In the “now” we believe that many things have happened to us while growing up and getting to this point, however what actually occurred and what we perceived might have occurred are completely different, but they can still be true in another reality. The No Boundary Proposal simply states that the universe has no boundaries. Even though, many believe that the Big Bang occurred the universe just is. It simply exists. Nothing outside of itself could hurt it or cause its disappearance.

Imaginary time versus real time is a most confusing idea to understand. In order to understand time, one must see it from a different perspective. Hawking challenges your mind by stating:

“This might suggest that the so-called imaginary time is really the real time, and that what we call real time is just a figment of our imaginations. In real time, the universe has a beginning and an end at singularities that form a boundary to space-time and at which the laws of science break down. But in imaginary time, there are no singularities or boundaries.

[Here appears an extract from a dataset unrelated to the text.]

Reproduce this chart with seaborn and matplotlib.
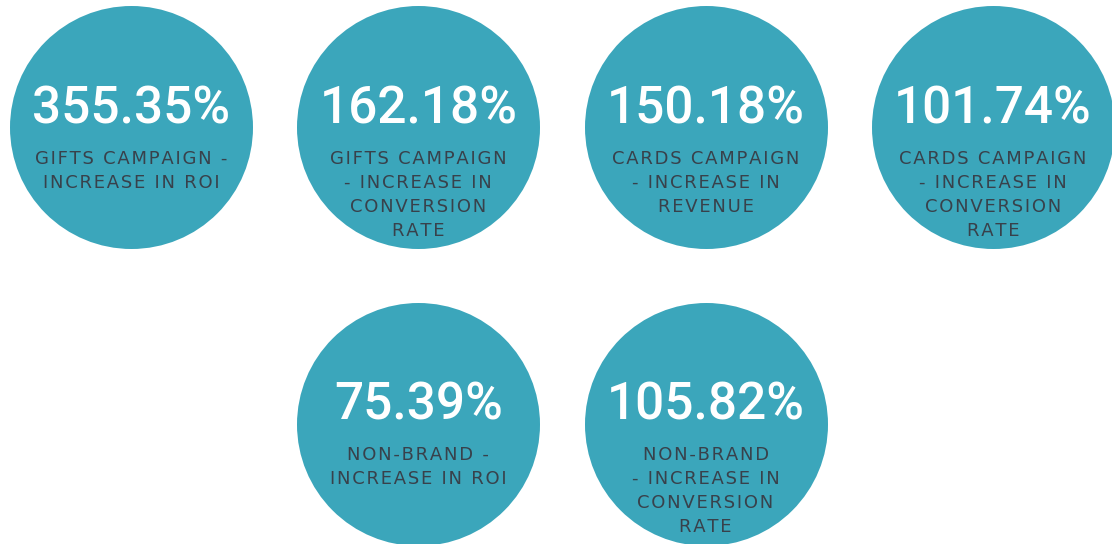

So maybe what we call imaginary time is really more basic, and what we call real is just an idea that we invent to help us describe what we think the universe is like.”

In recent years there has been more talk and theorizing about the space-time continuum and about Stephen Hawking’s No Boundary Proposal Theory. As always scientific theories are always sought to be answer or explain in any possible way. With that said, on February 4, 2008, Science Daily reported that a new particle accelerator, known as the Large Hadron Collider, was scheduled to begin operating in Geneva, Switzerland. This accelerator was supposed to go at a speed very close to the speed of light. At this speed, small particles, or “shapes” would be able to prove that Einstein, Hawking, and other physicist would be correct on their theories. The Large Hadron Collider was thought to be the answer that everyone was looking for. However, the answer has not yet been receive nor exploited to its fullest.

Timelessness, as described by various physicists, has been combined into the ultimate theory known as the String Theory. There could possibly be eleven dimensions within this universe, each with its own believes and each with its own theories. The String Theory is supposed to specifically combine quantum mechanics with general relativity. The reason for the mutual acceptance of this theory is the involvement of mathematics. Mathematics has allowed this theory to remain in existence since the Babylonians first established “the metric of flat 2-dimensional space by observation.” Even though this theory has been in existence since before Albert Einstein or any recent physicist, it has been excluded from physics because of its many changes and enhance as the years went by. The string theory has also been said to have crossed the line from the believable to the debatable.

Einstein once asked the question: “How much choice did God have in constructing the universe?” Even though timelessness has many possible theories, they remain just that: theories. A set of questions set forth by Stephen Hawking gives the non-scientific person something to wonder about. These questions are:

1. What is it that breathes fire into the equations and makes a universe for them to describe?
2. Why does the universe go to all the bother of existing?
3. Is the unified theory so compelling that it brings about its own existence?
4. Or does it need a creator, if so, does he have any other effect on the universe and who created him?

Time and timelessness remain debatable. The theories at this point in time are accepted, but they still need to be fully examined and fully proven. Until that point in time occurs, scientists, philosophers, and all ordinary people will be able to discuss why we and the universe exist in a space-time continuum. As Stephen hawking says: “If we find the answer, it would be the ultimate triumph of human reason-for then we should know the mind of God.”